I know with our upcoming draft picks there is a pool to sign these players. Can we use that pool plus all or any of the money that we are under the salary cap if, per chance, we traded some players for additional draft picks? Thanks for all your help.


I believe the rookie pool is divided up among the teams based on the number of and slotting of the picks you have, but you are limited to that for signing purposes. Which is probably why sometimes teams are more than willing to take future year picks. Sometimes teams with high first and second round picks can't afford to sign some of their late day 2 picks or UDFA's because the contracts they gave to their top picks ate up too much of their rookie pool.
 
I believe the rookie pool is divided up among the teams based on the number of and slotting of the picks you have, but you are limited to that for signing purposes. Which is probably why sometimes teams are more than willing to take future year picks. Sometimes teams with high first and second round picks can't afford to sign some of their late day 2 picks or UDFA's because the contracts they gave to their top picks ate up too much of their rookie pool.
If teams trade away their picks doesn't the rookie signing pool decrease by the amount slotted for those picks?

IMO the only reason to trade away picks for cap reasons would be if you don't have enough total cap room to sign all your picks to begin with. This year even the Colts seem to have that.

The real reason to trade picks into the future is if you have a limited number of slots where a rookie can contribute on the roster, and you see no outstanding values on your draft board.

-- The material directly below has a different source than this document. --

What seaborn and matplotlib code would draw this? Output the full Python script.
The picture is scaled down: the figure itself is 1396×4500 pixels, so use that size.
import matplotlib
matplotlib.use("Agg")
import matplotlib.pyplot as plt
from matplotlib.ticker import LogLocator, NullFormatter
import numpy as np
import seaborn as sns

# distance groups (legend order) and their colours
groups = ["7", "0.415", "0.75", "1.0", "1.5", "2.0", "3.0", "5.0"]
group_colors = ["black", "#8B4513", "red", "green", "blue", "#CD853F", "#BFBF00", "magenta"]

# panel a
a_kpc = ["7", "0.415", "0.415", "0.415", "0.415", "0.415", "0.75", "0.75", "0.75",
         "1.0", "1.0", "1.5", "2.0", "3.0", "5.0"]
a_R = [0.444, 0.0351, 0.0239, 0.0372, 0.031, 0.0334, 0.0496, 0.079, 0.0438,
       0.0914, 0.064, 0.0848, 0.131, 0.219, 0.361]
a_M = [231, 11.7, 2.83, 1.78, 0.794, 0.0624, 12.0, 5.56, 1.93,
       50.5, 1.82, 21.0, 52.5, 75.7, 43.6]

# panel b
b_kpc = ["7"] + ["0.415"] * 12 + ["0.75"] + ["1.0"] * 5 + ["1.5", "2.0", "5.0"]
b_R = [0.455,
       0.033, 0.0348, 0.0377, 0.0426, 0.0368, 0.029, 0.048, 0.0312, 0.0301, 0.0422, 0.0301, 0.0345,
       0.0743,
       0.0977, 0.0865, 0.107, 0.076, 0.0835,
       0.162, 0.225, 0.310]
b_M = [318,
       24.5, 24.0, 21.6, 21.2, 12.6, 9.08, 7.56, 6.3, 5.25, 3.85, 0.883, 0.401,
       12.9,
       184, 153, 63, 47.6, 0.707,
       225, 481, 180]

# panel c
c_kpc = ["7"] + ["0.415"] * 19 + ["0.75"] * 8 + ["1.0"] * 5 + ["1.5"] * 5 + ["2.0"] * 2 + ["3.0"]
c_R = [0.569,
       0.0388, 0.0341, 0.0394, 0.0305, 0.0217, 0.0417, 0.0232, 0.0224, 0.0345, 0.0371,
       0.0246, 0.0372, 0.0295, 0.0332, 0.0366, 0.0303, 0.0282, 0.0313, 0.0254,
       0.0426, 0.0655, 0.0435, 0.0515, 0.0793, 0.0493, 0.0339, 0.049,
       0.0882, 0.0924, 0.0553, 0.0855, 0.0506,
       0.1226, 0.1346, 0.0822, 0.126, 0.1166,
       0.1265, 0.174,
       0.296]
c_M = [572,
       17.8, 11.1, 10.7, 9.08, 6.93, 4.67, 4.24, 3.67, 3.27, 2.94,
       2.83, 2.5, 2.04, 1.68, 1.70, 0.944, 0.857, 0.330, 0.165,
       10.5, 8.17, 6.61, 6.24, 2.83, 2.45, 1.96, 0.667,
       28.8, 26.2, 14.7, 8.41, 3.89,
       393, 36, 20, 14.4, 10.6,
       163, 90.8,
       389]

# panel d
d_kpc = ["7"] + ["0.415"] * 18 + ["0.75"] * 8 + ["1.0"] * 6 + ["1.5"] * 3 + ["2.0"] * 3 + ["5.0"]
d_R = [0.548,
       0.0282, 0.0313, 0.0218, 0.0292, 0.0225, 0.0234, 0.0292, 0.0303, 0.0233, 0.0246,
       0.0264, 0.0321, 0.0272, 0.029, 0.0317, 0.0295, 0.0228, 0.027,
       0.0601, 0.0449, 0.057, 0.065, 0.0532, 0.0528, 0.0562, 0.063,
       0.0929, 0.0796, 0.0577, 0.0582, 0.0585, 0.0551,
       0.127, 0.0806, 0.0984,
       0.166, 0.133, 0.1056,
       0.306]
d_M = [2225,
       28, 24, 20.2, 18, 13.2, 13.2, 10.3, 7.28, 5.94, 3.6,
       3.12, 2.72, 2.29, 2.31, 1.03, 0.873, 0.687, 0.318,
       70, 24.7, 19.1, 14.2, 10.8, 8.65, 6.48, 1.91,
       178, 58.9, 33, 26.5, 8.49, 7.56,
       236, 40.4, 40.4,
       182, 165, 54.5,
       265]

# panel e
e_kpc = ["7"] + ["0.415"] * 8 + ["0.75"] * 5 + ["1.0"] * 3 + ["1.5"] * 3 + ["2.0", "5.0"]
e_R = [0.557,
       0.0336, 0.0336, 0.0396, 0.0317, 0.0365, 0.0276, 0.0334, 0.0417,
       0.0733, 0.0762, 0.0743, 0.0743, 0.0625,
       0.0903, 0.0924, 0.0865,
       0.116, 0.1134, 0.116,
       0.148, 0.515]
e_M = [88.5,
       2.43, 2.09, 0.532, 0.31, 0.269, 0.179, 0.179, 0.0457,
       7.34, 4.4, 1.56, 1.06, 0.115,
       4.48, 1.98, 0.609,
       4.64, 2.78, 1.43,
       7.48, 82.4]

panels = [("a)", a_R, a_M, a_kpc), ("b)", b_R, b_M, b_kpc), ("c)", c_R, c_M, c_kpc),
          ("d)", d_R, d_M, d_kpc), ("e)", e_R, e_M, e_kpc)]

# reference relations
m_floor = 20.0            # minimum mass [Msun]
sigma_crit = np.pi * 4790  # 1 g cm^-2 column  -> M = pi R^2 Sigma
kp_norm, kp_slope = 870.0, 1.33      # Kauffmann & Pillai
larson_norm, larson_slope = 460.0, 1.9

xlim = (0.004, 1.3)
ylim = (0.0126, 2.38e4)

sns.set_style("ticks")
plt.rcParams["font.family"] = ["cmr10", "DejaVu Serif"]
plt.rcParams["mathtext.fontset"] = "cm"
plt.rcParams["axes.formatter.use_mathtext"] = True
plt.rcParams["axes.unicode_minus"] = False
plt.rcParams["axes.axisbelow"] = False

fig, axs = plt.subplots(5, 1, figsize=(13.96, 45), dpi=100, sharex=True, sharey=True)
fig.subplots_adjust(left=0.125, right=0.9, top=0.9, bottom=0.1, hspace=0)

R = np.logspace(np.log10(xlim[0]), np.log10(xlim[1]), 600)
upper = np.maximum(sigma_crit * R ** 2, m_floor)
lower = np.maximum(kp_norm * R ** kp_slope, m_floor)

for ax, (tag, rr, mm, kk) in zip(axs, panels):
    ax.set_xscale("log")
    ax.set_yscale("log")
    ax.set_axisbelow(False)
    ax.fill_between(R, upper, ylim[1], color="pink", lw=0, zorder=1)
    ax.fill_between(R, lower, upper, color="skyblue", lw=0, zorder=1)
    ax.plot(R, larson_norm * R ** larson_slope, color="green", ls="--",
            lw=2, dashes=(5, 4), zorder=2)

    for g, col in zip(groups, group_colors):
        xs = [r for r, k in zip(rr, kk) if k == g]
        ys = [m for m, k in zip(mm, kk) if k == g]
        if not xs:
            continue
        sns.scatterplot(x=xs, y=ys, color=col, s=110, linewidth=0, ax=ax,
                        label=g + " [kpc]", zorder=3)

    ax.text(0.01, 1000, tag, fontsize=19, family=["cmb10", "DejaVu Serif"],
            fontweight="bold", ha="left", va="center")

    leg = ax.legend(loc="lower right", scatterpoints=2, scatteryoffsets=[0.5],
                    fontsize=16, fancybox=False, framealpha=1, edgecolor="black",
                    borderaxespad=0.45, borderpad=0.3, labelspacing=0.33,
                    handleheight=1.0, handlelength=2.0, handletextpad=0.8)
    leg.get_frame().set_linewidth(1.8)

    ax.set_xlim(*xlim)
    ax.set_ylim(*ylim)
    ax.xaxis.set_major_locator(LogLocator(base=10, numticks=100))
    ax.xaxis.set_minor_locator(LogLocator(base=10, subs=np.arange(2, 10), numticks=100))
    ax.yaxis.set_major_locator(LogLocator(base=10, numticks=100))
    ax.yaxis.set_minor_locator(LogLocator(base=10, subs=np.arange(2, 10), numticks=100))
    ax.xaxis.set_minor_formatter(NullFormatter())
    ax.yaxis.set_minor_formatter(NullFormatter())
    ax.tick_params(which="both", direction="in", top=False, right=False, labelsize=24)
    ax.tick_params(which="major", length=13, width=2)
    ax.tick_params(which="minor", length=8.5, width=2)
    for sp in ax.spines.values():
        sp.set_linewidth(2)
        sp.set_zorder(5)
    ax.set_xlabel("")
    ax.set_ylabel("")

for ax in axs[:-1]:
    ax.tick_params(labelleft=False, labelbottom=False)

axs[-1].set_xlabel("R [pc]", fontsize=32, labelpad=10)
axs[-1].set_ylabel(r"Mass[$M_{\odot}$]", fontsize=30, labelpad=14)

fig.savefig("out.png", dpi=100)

Generally the going rate for future picks is one round up for each year you trade back, and sometimes that's the best value at a particular pick.
 
If teams trade away their picks doesn't the rookie signing pool decrease by the amount slotted for those picks?

IMO the only reason to trade away picks for cap reasons would be if you don't have enough total cap room to sign all your picks to begin with. This year even the Colts seem to have that.

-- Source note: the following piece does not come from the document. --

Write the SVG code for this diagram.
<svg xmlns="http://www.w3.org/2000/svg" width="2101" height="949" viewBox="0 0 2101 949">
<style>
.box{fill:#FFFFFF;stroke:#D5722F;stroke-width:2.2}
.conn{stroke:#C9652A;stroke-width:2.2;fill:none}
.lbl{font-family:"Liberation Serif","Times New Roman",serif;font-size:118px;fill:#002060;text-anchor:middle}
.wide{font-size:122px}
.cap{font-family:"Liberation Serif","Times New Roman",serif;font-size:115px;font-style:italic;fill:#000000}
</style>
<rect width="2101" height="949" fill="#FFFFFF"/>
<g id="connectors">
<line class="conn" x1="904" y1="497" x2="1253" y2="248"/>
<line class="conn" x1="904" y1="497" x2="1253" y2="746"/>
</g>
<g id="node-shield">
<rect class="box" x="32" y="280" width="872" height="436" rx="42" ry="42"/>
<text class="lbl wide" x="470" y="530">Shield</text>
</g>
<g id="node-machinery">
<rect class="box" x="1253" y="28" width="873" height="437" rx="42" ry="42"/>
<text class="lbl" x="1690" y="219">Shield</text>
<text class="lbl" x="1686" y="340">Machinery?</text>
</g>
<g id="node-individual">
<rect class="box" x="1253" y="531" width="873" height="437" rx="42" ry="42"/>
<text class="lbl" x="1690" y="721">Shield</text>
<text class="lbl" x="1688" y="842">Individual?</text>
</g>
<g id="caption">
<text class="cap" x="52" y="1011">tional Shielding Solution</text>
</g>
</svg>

The real reason to trade picks into the future is if you have a limited number of slots where a rookie can contribute on the roster, and you see no outstanding values on your draft board. Generally the going rate for future picks is one round up for each year you trade back, and sometimes that's the best value at a particular pick.

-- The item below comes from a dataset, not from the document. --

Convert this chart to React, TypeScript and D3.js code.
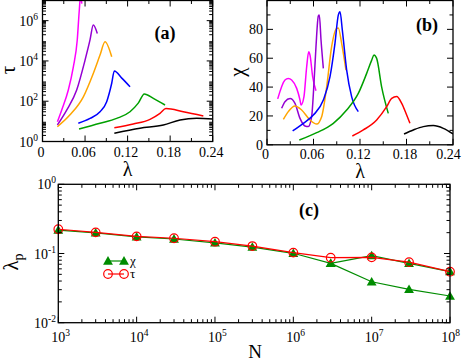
import React, { useEffect, useRef } from 'react';
import * as d3 from 'd3';

const W = 463;
const H = 361;
const FONT = "'Liberation Serif', Tinos, 'Times New Roman', Times, 'DejaVu Serif', serif";

// panel (a): tau vs lambda, [lambda, tau]
const tauMagenta = [[0.021, 9.5], [0.027, 36], [0.0364, 360], [0.0435, 5100], [0.049, 1.1e5], [0.0519, 3.4e6], [0.0535, 1.5e7], [0.0555, 7e6]];
const tauViolet = [[0.021, 6.6], [0.0341, 36], [0.0482, 360], [0.06, 1.1e4], [0.067, 1.1e5], [0.0716, 6e5], [0.0773, 2.3e5]];
const tauOrange = [[0.021, 5.4], [0.0388, 21], [0.0576, 166], [0.0716, 2400], [0.0811, 1.95e4], [0.0882, 9e4], [0.0976, 1.6e4]];
const tauBlue = [[0.0505, 8], [0.067, 14], [0.0811, 30], [0.0905, 95], [0.0976, 780], [0.1013, 3200], [0.1118, 1400], [0.1235, 520]];
const tauGreen = [[0.0515, 4.2], [0.0811, 8], [0.1046, 14], [0.1234, 30], [0.135, 80], [0.1436, 230], [0.1563, 138], [0.1728, 65]];
const tauRed = [[0.1013, 4.8], [0.128, 7.4], [0.1516, 12.6], [0.1657, 25], [0.1741, 43], [0.1985, 30], [0.2268, 18.6]];
const tauBlack = [[0.1013, 2.6], [0.1375, 4.6], [0.1704, 6.6], [0.194, 11.7], [0.2175, 14.1], [0.24, 13.2]];

// panel (b): chi vs lambda, [lambda, chi]
const chiMagenta = [[0.0138, 31.8], [0.0232, 44.9], [0.0275, 46], [0.0318, 44.9], [0.0383, 39.1], [0.0426, 31], [0.0439, 27.6], [0.0477, 33.4], [0.0512, 54.1], [0.0538, 64.5], [0.0555, 62.2], [0.0589, 47.2], [0.0632, 37.5]];
const chiViolet = [[0.0189, 25.3], [0.0232, 29.9], [0.0297, 32], [0.0361, 28.7], [0.0426, 18.3], [0.049, 13], [0.0533, 12.6], [0.0576, 19.5], [0.0606, 42.6], [0.0632, 68], [0.0662, 89.2], [0.0675, 89.9], [0.0697, 72.6], [0.0727, 53]];
const chiOrange = [[0.0211, 17.6], [0.0275, 23], [0.0361, 26.9], [0.0447, 24.1], [0.0555, 17.2], [0.0641, 14.4], [0.0705, 19.5], [0.077, 40.2], [0.0834, 68], [0.0899, 80.7], [0.092, 80.9], [0.0963, 70.3], [0.1019, 51.8]];
const chiBlue = [[0.0331, 9.6], [0.0469, 14.9], [0.0598, 20.6], [0.0727, 31], [0.0813, 47.2], [0.0877, 70.3], [0.092, 89.9], [0.0942, 92.2], [0.0972, 79.5], [0.1028, 51.8], [0.1092, 33.4], [0.1178, 23]];
const chiGreen = [[0.0417, 3.3], [0.0641, 8.4], [0.0856, 14.9], [0.1028, 24.1], [0.1178, 35.6], [0.1286, 49.5], [0.1351, 58.7], [0.138, 62.2], [0.1415, 59.9], [0.1479, 40.2], [0.1565, 21.8]];
const chiRed = [[0.1101, 6.1], [0.1243, 10.3], [0.1415, 17.2], [0.1544, 26.4], [0.1609, 32.2], [0.1673, 33.4], [0.1738, 28.7], [0.1802, 20.6], [0.1845, 14.9]];
const chiBlack = [[0.1768, 7.5], [0.1888, 10.3], [0.2017, 12.6], [0.2146, 13.3], [0.2275, 11.4], [0.24, 7.5]];

const colors = ['#ff00ff', '#9400d3', '#ffa500', '#0000ff', '#00a000', '#ff0000', '#000000'];

// panel (c): lambda_p vs N
const sizes = [1e3, 3e3, 1e4, 3e4, 1e5, 3e5, 1e6, 3e6, 1e7, 3e7, 1e8];
const peakTau = [0.224, 0.202, 0.177, 0.166, 0.148, 0.128, 0.103, 0.087, 0.088, 0.075, 0.0546];
const peakChi = [0.218, 0.198, 0.174, 0.162, 0.142, 0.124, 0.1007, 0.072, 0.093, 0.072, 0.0546];
const sizesLow = [3e6, 1e7, 3e7, 1e8];
const peakChiLow = [0.072, 0.039, 0.0304, 0.0243];

const linTicks = (a, b, step) => d3.range(Math.round((b - a) / step) + 1).map(i => a + i * step);
const logMinor = (lo, hi) => {
  const out = [];
  for (let e = lo; e < hi; e++) for (let k = 2; k <= 9; k++) out.push(k * Math.pow(10, e));
  return out;
};

const App = () => {
  const ref = useRef(null);

  useEffect(() => {
    const svg = d3.select(ref.current);
    svg.selectAll('*').remove();

    const frame = (x, y, xMaj, xMin, yMaj, yMin) => {
      const [l, r] = x.range();
      const [b, t] = y.range();
      const g = svg.append('g').attr('stroke', '#000').attr('stroke-width', 1);
      const tick = (x1, y1, x2, y2) => g.append('line').attr('x1', x1).attr('y1', y1).attr('x2', x2).attr('y2', y2);
      xMaj.forEach(v => { tick(x(v), b, x(v), b - 6); tick(x(v), t, x(v), t + 6); });
      xMin.forEach(v => { tick(x(v), b, x(v), b - 3.5); tick(x(v), t, x(v), t + 3.5); });
      yMaj.forEach(v => { tick(l, y(v), l + 6, y(v)); tick(r, y(v), r - 6, y(v)); });
      yMin.forEach(v => { tick(l, y(v), l + 3.5, y(v)); tick(r, y(v), r - 3.5, y(v)); });
      g.append('rect').attr('x', l).attr('y', t).attr('width', r - l).attr('height', b - t)
        .attr('fill', 'none').attr('stroke-width', 1.3);
    };

    const clip = (id, x, y) => {
      const [l, r] = x.range();
      const [b, t] = y.range();
      svg.append('clipPath').attr('id', id).append('rect')
        .attr('x', l).attr('y', t).attr('width', r - l).attr('height', b - t);
    };

    const powLabel = (px, py, exp, anchor) => {
      const t = svg.append('text').attr('x', px).attr('y', py).attr('text-anchor', anchor)
        .style('font-family', FONT).style('font-size', '14px');
      t.append('tspan').text('10');
      t.append('tspan').attr('dy', -6).style('font-size', '9.5px').text(exp);
    };

    const txt = (s, px, py, size, opts = {}) => {
      const t = svg.append('text').attr('x', px).attr('y', py).style('font-family', FONT)
        .style('font-size', size + 'px').attr('text-anchor', opts.anchor || 'middle').text(s);
      if (opts.bold) t.style('font-weight', 'bold');
      return t;
    };

    const decFmt = v => (v === 0 ? '0' : v.toFixed(2));

    // ---- (a)
    const xa = d3.scaleLinear().domain([0, 0.24]).range([42.5, 212.7]);
    const ya = d3.scaleLog().domain([1, 1e7]).range([141.5, 0.5]);
    clip('clipA', xa, ya);
    const lineA = d3.line().x(d => xa(d[0])).y(d => ya(d[1])).curve(d3.curveMonotoneX);
    [tauMagenta, tauViolet, tauOrange, tauBlue, tauGreen, tauRed, tauBlack].forEach((s, i) => {
      svg.append('path').attr('d', lineA(s)).attr('fill', 'none').attr('stroke', colors[i])
        .attr('stroke-width', 1.5).attr('clip-path', 'url(#clipA)');
    });
    frame(xa, ya, linTicks(0, 0.24, 0.06), linTicks(0.03, 0.21, 0.06), [1, 1e2, 1e4, 1e6], logMinor(0, 7));
    linTicks(0, 0.24, 0.06).forEach(v => txt(decFmt(v), xa(v) - 1.5, 157, 14));
    [0, 2, 4, 6].forEach(e => powLabel(38, ya(Math.pow(10, e)) + 5, String(e), 'end'));
    txt('λ', (xa(0) + xa(0.24)) / 2, 176, 20);
    txt('τ', 0, 0, 21).attr('transform', 'translate(15,70) rotate(-90)');
    txt('(a)', 165, 39, 18, { bold: true });

    // ---- (b)
    const xb = d3.scaleLinear().domain([0, 0.24]).range([267, 453]);
    const yb = d3.scaleLinear().domain([0, 100]).range([144.8, 0.5]);
    clip('clipB', xb, yb);
    const lineB = d3.line().x(d => xb(d[0])).y(d => yb(d[1])).curve(d3.curveMonotoneX);
    [chiMagenta, chiViolet, chiOrange, chiBlue, chiGreen, chiRed, chiBlack].forEach((s, i) => {
      svg.append('path').attr('d', lineB(s)).attr('fill', 'none').attr('stroke', colors[i])
        .attr('stroke-width', 1.5).attr('clip-path', 'url(#clipB)');
    });
    frame(xb, yb, linTicks(0, 0.24, 0.06), linTicks(0.03, 0.21, 0.06), linTicks(0, 100, 20), linTicks(10, 90, 20));
    linTicks(0, 0.24, 0.06).forEach((v, i, arr) =>
      txt(decFmt(v), xb(v) - (i === arr.length - 1 ? 4.5 : 1.5), 159, 14));
    linTicks(0, 80, 20).forEach(v => txt(String(v), 263, yb(v) + 5, 14, { anchor: 'end' }));
    txt('λ', (xb(0) + xb(0.24)) / 2, 178, 20);
    txt('χ', 0, 0, 21).attr('transform', 'translate(244,72) rotate(-90)');
    txt('(b)', 427, 31, 18, { bold: true });

    // ---- (c)
    const xc = d3.scaleLog().domain([1e3, 1e8]).range([58.3, 450]);
    const yc = d3.scaleLog().domain([1e-2, 1]).range([322.7, 184.3]);
    const green = '#008c00';
    const red = '#ff0000';
    const lineC = d3.line().x(d => xc(d[0])).y(d => yc(d[1]));
    const chiPts = sizes.map((n, i) => [n, peakChi[i]]);
    const chiLowPts = sizesLow.map((n, i) => [n, peakChiLow[i]]);
    const tauPts = sizes.map((n, i) => [n, peakTau[i]]);
    const tri = d3.symbol().type(d3.symbolTriangle).size(42);

    const drawChi = (pts) => {
      svg.append('path').attr('d', lineC(pts)).attr('fill', 'none').attr('stroke', green).attr('stroke-width', 1.2);
      pts.forEach(p => svg.append('path').attr('d', tri())
        .attr('transform', `translate(${xc(p[0])},${yc(p[1]) + 0.8})`).attr('fill', green));
    };
    drawChi(chiPts);
    drawChi(chiLowPts);
    svg.append('path').attr('d', lineC(tauPts)).attr('fill', 'none').attr('stroke', red).attr('stroke-width', 1.2);
    tauPts.forEach(p => svg.append('circle').attr('cx', xc(p[0])).attr('cy', yc(p[1])).attr('r', 4.3)
      .attr('fill', 'none').attr('stroke', red).attr('stroke-width', 1.2));

    frame(xc, yc, [1e3, 1e4, 1e5, 1e6, 1e7, 1e8], logMinor(3, 8), [1e-2, 1e-1, 1], logMinor(-2, 0));
    [3, 4, 5, 6, 7].forEach(e => powLabel(xc(Math.pow(10, e)) - 7, 342, String(e), 'start'));
    powLabel(xc(1e8) + 10, 342, '8', 'end');
    [-2, -1, 0].forEach(e => powLabel(56, yc(Math.pow(10, e)) + 5, String(e), 'end'));
    txt('N', 255, 358, 19);
    const lp = txt('λ', 0, 0, 21).attr('transform', 'translate(18,262) rotate(-90)');
    lp.append('tspan').attr('dy', 5).style('font-size', '14px').text('p');
    txt('(c)', 309, 216, 18, { bold: true });

    // legend
    const lg = svg.append('g');
    lg.append('line').attr('x1', 108).attr('x2', 124).attr('y1', 261).attr('y2', 261).attr('stroke', green).attr('stroke-width', 1.2);
    [108, 124].forEach(px => lg.append('path').attr('d', tri()).attr('transform', `translate(${px},261.8)`).attr('fill', green));
    lg.append('line').attr('x1', 108).attr('x2', 124).attr('y1', 274).attr('y2', 274).attr('stroke', red).attr('stroke-width', 1.2);
    [108, 124].forEach(px => lg.append('circle').attr('cx', px).attr('cy', 274).attr('r', 4.3)
      .attr('fill', 'none').attr('stroke', red).attr('stroke-width', 1.2));
    txt('χ', 130, 265, 13, { anchor: 'start' });
    txt('τ', 130, 278, 13, { anchor: 'start' });
  }, []);

  return (
    <svg ref={ref} width={W} height={H} style={{ position: 'absolute', left: 0, top: 0, background: '#fff' }} />
  );
};

export default App;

I believe what you are saying is true, but that's not the question he was asking. I think he wanted to know if we traded some players for picks could we use some of our $30M and not just the rookie pool to sign them. And I believe the answer is no. I also believe that is one reason (in addition to availability of current roster spots and future value) teams will sometimes even prefer a future pick to a current year pick. When we tagged and traded Tebucky we got a package of present and future picks, and one of those eventually morphed into trade currency for Corey.